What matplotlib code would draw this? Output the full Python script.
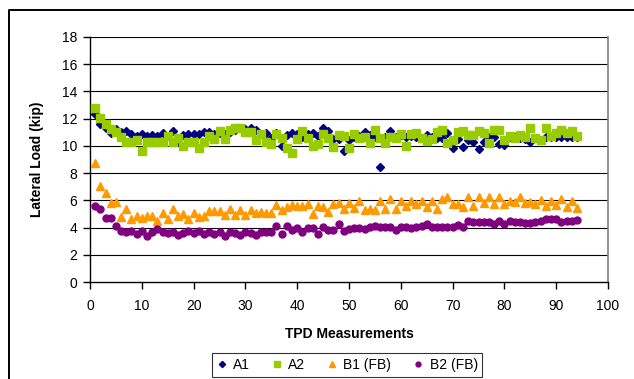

...

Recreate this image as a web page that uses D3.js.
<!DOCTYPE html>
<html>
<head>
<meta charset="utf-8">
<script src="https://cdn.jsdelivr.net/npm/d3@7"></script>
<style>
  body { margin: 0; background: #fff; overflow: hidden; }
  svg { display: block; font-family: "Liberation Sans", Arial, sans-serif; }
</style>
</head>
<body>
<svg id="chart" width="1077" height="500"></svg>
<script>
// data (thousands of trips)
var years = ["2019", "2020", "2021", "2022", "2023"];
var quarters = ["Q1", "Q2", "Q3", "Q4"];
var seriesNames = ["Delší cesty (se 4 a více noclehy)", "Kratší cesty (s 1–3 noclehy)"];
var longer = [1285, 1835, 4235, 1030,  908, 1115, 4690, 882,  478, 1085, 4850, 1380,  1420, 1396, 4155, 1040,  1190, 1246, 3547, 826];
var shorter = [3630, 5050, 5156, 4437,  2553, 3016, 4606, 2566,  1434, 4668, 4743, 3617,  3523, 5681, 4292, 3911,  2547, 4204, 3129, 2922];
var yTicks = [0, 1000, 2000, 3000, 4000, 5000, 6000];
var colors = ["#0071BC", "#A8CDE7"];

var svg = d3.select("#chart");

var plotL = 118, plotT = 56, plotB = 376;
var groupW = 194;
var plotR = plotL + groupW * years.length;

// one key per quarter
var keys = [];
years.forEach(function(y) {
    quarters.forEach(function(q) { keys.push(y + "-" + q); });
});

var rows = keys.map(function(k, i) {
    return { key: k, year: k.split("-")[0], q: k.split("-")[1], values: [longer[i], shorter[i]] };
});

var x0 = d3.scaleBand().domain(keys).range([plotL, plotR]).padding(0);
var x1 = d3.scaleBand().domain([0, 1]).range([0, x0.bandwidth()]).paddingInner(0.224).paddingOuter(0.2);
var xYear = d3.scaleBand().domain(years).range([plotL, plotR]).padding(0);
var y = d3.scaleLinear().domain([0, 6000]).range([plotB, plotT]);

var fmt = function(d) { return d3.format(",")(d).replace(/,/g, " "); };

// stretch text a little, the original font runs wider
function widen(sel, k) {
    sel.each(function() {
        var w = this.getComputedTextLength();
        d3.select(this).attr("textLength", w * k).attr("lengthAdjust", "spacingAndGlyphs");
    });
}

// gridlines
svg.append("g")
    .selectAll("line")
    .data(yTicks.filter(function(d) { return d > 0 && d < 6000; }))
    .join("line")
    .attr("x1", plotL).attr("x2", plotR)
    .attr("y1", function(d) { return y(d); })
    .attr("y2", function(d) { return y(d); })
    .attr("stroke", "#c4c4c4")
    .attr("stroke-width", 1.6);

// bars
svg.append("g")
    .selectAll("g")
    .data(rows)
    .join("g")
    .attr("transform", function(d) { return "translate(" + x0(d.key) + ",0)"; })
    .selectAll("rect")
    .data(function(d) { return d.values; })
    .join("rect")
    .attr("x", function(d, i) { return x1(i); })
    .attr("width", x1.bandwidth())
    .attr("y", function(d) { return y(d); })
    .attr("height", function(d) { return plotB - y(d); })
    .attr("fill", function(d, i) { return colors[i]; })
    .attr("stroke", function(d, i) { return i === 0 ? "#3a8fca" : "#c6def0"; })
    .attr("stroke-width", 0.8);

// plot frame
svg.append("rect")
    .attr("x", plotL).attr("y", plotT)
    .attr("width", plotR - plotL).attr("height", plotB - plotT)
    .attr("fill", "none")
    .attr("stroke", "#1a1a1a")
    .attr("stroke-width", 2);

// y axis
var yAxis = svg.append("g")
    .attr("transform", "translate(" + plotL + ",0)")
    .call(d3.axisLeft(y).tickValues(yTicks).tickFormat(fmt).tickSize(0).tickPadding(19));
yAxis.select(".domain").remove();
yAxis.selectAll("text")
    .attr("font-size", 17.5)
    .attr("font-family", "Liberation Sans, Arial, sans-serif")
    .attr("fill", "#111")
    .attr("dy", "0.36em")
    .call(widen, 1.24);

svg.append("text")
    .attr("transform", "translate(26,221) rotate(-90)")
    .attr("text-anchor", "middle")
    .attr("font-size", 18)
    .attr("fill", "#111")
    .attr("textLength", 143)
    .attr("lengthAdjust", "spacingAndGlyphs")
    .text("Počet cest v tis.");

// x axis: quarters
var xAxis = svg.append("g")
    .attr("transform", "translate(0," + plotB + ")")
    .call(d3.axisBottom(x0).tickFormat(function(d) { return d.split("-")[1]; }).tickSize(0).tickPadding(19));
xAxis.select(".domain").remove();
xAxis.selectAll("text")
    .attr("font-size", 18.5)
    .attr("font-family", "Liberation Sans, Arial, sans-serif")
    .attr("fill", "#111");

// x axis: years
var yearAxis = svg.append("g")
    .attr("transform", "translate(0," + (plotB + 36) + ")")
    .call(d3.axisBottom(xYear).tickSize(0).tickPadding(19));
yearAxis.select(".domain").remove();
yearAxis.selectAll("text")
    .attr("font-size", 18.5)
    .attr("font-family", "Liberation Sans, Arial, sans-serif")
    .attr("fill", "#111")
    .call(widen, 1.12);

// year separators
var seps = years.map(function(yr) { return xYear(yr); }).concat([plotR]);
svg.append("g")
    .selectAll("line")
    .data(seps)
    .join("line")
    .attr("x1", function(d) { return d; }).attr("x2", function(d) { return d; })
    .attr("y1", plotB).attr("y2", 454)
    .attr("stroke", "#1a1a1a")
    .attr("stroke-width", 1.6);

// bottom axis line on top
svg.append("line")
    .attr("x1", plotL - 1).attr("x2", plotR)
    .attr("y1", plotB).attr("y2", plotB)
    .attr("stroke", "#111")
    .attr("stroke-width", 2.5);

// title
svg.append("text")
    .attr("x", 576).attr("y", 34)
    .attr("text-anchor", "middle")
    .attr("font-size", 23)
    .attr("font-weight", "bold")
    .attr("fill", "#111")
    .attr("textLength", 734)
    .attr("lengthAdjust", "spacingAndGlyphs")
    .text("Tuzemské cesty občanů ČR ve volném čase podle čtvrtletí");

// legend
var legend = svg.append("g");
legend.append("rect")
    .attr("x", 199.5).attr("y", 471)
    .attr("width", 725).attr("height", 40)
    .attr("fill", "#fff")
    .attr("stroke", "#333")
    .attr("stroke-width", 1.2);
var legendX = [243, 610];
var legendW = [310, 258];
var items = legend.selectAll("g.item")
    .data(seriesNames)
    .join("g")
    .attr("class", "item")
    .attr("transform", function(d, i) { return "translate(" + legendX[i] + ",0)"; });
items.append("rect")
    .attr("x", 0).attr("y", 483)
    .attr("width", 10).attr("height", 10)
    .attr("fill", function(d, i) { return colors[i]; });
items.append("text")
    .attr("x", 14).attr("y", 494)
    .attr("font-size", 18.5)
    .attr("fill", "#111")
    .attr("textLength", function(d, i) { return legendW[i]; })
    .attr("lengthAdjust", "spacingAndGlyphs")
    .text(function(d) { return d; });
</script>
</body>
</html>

(TASK GOAL):
Determine how many lines of the listing above include the word "script", and report that number only.

(RESULT):
4